# EXERCISE TASK
From the entries below, reproduce exactly the line containing "Clone this chart in seaborn and matplotlib.", the line containing "plt.rcParams['font.family'] = ['Noto", and every line in between, with nothing added.

# MATERIAL TO PROCESS
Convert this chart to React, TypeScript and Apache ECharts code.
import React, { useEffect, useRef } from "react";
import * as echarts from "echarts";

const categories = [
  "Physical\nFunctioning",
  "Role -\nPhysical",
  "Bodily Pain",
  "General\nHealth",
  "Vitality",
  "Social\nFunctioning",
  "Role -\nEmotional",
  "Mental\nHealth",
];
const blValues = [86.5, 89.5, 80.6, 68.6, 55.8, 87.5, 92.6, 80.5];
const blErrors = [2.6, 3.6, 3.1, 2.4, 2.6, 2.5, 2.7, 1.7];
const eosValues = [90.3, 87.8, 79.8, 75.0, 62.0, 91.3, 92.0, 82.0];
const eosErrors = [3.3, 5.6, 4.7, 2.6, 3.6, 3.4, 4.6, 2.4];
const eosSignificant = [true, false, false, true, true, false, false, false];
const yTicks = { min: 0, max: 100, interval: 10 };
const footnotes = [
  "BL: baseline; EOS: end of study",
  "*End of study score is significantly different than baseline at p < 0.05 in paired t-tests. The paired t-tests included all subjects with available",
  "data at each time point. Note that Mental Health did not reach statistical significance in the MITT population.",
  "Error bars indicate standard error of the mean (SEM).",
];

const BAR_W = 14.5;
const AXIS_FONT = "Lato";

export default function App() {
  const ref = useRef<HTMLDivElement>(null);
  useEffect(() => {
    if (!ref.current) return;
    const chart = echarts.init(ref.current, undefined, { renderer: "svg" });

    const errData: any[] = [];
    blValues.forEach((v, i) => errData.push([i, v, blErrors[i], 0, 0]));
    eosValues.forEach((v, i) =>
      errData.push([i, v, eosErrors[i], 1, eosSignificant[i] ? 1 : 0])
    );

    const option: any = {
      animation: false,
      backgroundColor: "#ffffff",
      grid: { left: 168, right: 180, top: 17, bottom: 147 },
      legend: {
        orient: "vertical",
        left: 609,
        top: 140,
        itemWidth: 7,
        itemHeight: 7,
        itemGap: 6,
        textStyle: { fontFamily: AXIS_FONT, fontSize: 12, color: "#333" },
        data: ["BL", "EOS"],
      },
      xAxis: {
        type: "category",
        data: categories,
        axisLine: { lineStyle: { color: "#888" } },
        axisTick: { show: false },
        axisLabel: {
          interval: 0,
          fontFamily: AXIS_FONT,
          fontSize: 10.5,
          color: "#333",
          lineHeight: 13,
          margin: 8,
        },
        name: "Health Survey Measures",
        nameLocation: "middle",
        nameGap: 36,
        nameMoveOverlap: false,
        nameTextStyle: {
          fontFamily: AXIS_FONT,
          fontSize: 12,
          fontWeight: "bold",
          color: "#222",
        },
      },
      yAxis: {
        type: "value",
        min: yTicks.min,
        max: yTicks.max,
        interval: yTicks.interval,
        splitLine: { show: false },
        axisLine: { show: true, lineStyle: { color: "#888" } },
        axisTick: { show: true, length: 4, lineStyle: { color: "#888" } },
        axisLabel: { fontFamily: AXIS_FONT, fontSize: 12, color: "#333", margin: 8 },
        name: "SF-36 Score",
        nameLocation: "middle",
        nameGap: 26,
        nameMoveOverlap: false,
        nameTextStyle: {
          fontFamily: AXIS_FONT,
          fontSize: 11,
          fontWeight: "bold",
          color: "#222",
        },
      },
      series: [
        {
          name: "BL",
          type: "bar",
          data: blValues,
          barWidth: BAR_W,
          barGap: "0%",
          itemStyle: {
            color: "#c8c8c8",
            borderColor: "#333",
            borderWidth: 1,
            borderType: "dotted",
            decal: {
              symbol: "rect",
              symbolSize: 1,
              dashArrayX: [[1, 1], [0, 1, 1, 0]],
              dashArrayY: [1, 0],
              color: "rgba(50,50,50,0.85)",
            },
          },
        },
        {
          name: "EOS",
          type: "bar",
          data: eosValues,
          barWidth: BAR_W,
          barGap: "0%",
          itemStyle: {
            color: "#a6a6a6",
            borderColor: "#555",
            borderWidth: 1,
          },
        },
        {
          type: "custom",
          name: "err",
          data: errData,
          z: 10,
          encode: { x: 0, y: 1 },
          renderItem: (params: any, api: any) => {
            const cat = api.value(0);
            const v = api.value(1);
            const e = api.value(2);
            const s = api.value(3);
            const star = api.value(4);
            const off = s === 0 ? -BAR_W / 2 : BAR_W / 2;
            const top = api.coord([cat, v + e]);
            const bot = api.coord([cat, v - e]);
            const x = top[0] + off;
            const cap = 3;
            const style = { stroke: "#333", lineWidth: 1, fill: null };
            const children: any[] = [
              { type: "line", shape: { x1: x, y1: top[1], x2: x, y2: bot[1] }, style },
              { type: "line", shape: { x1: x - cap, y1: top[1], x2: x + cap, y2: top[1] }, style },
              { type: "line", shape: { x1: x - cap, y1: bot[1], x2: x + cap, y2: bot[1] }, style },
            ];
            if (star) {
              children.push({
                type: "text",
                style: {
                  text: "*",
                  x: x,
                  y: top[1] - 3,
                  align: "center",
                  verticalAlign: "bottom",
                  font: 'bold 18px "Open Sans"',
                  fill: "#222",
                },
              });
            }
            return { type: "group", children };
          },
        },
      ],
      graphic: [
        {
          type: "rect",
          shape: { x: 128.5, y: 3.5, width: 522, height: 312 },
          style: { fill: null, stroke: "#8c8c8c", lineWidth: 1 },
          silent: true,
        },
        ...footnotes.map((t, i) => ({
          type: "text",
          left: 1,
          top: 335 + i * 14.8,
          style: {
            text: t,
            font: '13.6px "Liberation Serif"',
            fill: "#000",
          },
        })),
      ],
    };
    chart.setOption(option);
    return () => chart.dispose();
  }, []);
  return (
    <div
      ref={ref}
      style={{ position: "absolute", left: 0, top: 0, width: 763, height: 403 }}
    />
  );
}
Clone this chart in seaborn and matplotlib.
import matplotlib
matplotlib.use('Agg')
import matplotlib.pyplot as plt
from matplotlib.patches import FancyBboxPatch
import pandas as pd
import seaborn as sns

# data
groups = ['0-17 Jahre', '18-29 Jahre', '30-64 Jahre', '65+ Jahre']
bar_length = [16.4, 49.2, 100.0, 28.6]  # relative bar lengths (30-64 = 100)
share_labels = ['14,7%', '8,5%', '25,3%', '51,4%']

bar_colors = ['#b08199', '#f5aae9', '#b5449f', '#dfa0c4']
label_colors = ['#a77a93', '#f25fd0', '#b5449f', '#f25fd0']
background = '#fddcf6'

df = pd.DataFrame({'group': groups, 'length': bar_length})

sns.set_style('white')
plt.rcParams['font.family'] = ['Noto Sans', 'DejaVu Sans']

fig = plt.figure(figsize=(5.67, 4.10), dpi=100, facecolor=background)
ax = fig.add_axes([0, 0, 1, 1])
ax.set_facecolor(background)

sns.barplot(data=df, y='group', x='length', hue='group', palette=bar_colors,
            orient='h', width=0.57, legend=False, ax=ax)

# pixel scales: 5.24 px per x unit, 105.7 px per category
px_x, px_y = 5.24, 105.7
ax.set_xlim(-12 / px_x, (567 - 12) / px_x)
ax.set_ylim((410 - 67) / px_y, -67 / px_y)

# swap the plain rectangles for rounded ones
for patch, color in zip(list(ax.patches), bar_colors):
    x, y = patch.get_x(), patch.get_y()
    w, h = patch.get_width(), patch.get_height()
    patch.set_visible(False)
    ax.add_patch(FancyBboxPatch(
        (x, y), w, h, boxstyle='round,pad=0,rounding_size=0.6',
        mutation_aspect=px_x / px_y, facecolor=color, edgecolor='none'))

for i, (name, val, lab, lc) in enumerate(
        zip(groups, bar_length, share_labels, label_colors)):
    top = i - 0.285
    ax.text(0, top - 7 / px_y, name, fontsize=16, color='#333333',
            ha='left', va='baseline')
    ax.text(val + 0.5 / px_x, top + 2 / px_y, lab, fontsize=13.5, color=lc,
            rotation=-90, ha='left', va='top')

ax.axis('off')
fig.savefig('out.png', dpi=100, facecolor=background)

# SOLUTION TO THE EXERCISE
Clone this chart in seaborn and matplotlib.
import matplotlib
matplotlib.use('Agg')
import matplotlib.pyplot as plt
from matplotlib.patches import FancyBboxPatch
import pandas as pd
import seaborn as sns

# data
groups = ['0-17 Jahre', '18-29 Jahre', '30-64 Jahre', '65+ Jahre']
bar_length = [16.4, 49.2, 100.0, 28.6]  # relative bar lengths (30-64 = 100)
share_labels = ['14,7%', '8,5%', '25,3%', '51,4%']

bar_colors = ['#b08199', '#f5aae9', '#b5449f', '#dfa0c4']
label_colors = ['#a77a93', '#f25fd0', '#b5449f', '#f25fd0']
background = '#fddcf6'

df = pd.DataFrame({'group': groups, 'length': bar_length})

sns.set_style('white')
plt.rcParams['font.family'] = ['Noto Sans', 'DejaVu Sans']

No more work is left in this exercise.